Sturdy Cycles ‘Fiadh’ Disc All-Road

Last year, we posted Petor’s Shop Visit to UK-based Sturdy Cycles, and to supplement that coverage, we’re re-visiting their Fiadh disc all road bike, shot in a studio environment. These bikes blend modern tech with very subtle and classic proportions. Read on below for words by Tom Sturdy and more photos of these stunning 3D printed assemblage frames!

“If I had to have just one bike”… This is very much what I had in mind when I developed this model. Fiadh (pronounced fee-ah) is a Gaelic name meaning ‘wild’ or ‘free’. The bike is a versatile road bike that is focused on the pure joy of being out on two wheels at any opportunity. It’s a capable race bike that is not shy of fast pace. It is light and responsive but, with generous tyre clearance (up to a measured 35mm tyre on a 700c rim), is equally at home a little further from the beaten track.

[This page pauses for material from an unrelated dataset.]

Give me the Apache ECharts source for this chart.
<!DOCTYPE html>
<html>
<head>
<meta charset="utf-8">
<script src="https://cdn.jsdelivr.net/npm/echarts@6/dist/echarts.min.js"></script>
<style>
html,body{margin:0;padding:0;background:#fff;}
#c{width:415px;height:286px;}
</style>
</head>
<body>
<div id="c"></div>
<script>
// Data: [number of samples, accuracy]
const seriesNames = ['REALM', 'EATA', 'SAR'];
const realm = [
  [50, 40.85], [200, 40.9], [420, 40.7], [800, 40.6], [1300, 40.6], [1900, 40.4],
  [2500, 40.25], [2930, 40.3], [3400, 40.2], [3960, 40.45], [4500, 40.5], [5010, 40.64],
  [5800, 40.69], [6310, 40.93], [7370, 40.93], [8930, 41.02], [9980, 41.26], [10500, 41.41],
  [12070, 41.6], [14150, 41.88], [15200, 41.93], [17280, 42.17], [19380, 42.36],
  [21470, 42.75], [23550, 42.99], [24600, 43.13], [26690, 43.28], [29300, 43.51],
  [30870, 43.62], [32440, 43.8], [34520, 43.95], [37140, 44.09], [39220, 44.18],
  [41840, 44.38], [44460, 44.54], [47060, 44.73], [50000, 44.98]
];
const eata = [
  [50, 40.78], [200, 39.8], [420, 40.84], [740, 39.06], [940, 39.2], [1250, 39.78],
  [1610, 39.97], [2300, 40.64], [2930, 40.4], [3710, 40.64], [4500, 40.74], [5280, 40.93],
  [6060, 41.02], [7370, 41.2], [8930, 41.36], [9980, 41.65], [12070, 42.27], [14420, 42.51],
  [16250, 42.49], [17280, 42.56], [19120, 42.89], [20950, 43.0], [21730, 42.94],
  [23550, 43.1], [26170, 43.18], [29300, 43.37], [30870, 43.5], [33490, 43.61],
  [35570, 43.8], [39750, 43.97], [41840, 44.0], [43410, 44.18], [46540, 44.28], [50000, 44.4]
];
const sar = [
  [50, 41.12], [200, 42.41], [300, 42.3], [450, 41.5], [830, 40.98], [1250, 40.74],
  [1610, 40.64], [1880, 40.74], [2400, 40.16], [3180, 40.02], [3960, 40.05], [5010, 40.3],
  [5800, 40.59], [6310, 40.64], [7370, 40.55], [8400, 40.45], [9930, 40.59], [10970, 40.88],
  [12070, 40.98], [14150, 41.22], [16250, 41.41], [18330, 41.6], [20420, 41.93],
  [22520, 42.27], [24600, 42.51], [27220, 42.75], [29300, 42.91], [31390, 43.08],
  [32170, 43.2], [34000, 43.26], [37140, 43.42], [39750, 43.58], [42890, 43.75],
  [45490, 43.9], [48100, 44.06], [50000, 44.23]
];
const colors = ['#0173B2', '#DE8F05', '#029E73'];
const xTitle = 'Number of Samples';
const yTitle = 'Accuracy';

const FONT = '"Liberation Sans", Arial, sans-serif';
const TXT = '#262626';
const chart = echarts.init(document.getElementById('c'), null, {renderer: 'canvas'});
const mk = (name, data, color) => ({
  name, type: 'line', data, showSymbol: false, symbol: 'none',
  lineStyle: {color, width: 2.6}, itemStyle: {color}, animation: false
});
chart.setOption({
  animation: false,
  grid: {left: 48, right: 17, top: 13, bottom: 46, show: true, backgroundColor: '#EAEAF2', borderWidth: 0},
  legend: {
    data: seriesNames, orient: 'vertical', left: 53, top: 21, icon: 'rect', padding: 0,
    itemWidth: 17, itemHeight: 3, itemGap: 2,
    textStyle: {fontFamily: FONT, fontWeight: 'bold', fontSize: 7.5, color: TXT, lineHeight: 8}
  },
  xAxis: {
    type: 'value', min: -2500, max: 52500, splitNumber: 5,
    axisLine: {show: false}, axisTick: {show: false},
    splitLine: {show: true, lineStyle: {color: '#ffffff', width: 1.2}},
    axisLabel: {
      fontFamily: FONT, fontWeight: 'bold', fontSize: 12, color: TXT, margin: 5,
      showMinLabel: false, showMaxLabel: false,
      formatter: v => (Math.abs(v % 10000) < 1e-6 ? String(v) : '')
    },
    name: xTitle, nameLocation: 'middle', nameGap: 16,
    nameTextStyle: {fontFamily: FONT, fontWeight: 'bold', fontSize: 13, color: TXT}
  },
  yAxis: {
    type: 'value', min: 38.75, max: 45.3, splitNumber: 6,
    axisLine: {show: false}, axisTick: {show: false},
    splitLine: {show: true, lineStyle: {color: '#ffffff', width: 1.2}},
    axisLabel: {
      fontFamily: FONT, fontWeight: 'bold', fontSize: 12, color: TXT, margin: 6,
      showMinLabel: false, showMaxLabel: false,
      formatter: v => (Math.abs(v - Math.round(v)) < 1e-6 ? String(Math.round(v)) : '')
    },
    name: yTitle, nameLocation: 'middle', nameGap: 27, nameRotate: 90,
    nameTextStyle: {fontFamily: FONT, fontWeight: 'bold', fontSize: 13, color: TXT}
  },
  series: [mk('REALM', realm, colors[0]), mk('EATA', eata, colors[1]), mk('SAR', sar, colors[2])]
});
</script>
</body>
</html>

The development of this model has brought together a number of simultaneous projects that have given me unrivalled design freedom to truly optimise a bike for its intended rider. It is unashamedly the very best bike that I can make.

The frame is manufactured using my unique combination of drawn tubing welded to 3d printed junctions (each frame having its own individual set). This creates a structure that blends the efficiency of a monocoque chassis with the inherent qualities of titanium and the ability to fine tune both the geometry and structural performance of each frame.

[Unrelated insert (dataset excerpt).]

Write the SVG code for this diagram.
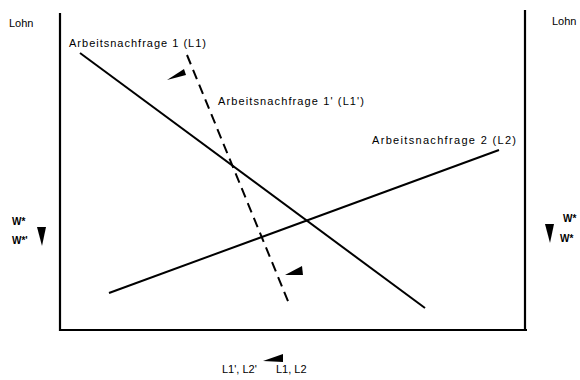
<svg xmlns="http://www.w3.org/2000/svg" width="580" height="380" viewBox="0 0 580 380">
<style>
.ax{stroke:#000;stroke-width:2.2;fill:none}
.ln{stroke:#000;stroke-width:2;fill:none}
.dash{stroke:#000;stroke-width:2;fill:none;stroke-dasharray:10 6}
.t{font-family:"Liberation Sans",Arial,sans-serif;font-size:11px;fill:#000}
.w{font-family:"Liberation Sans",Arial,sans-serif;font-size:10px;font-weight:bold;fill:#000}
.ar{fill:#000;stroke:none}
</style>
<rect width="580" height="380" fill="#fff"/>
<g id="axes">
<path class="ax" d="M60,13 V330 H527"/>
<path class="ax" d="M525,10 V330"/>
</g>
<g id="labels">
<text class="t" x="9" y="27" font-size="10">Lohn</text>
<text class="t" x="552" y="25">Lohn</text>
<text class="w" x="12" y="225">W*</text>
<text class="w" x="12" y="244">W*'</text>
<text class="w" x="563" y="222">W*</text>
<text class="w" x="560" y="242">W*</text>
<text class="t" x="222" y="373">L1', L2'</text>
<text class="t" x="276" y="373">L1, L2</text>
</g>
<g id="connectors">
<line id="L1" class="ln" x1="80" y1="53" x2="425" y2="308"/>
<line id="L2" class="ln" x1="109" y1="293" x2="499" y2="150"/>
<line id="L1p" class="dash" x1="187" y1="55" x2="290" y2="306"/>
</g>
<g id="node-L1">
<text class="t" x="69" y="47" textLength="137" lengthAdjust="spacing">Arbeitsnachfrage 1 (L1)</text>
</g>
<g id="node-L1p">
<text class="t" x="218" y="105" textLength="146" lengthAdjust="spacing">Arbeitsnachfrage 1' (L1')</text>
</g>
<g id="node-L2">
<text class="t" x="372" y="144" textLength="144" lengthAdjust="spacing">Arbeitsnachfrage 2  (L2)</text>
</g>
<g id="arrows">
<polygon class="ar" points="167,80 184,69 186,75"/>
<polygon class="ar" points="285,275 302,266 303,275"/>
<polygon class="ar" points="263,361 283,354 283,362"/>
<polygon class="ar" points="37,227 46,227 42,246"/>
<polygon class="ar" points="545,224 554,224 550,243"/>
</g>
</svg>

It’s also paired with a custom titanium fork that also takes advantage of additive manufacturing. A fork is a surprisingly complex structure that sees a huge variation in stress along its length. Additive manufacturing allows me to create a highly optimised structure to respond appropriately to these stresses creating a metal fork with sophisticated geometry and topology, that is competitive with the weight of a composite fork and can be fine-tuned for a given application. It also means that I can fully control tyre clearance, fork geometry, axle standards, brake formats, fender compatibility, etc.

A custom stem offers an additional design variable when dialing in geometry to a given rider and when matched with the fork allows electronic groupsets to have fully integrated cable routing without the need to oversize the head tube or stem of the bike. This build is very much a 4 seasons bike and so a light bracket was incorporated into the removable computer mount that is held captive by the stem.

The full titanium crankset allows for custom crank lengths which has become a common request these days as well as offering improved frame clearance without increasing q-factor to eke out the best possible tyre clearance without restricting geometry.

This frame in particular has actually been through the wringer a bit and has served as a test mule subjected to both lab and real world testing before being smartened up once I was happy with everything. It is a relatively long frame for a road bike with the vehicle handling dialed in for use with 32mm measured tyres which has been my go-to tyre size for road use. Throughout the various lockdowns of 2020 it has been used more and more on un-made/broken (aka ‘british’) roads and whilst I wouldn’t describe it as a gravel bike I have had a lot of fun on it with slightly larger tyres.

As pictured the bike weighs 7.35kg and when kitted out with pedals and titanium fenders to match (not pictured) still comes in at just a shade over 8kg.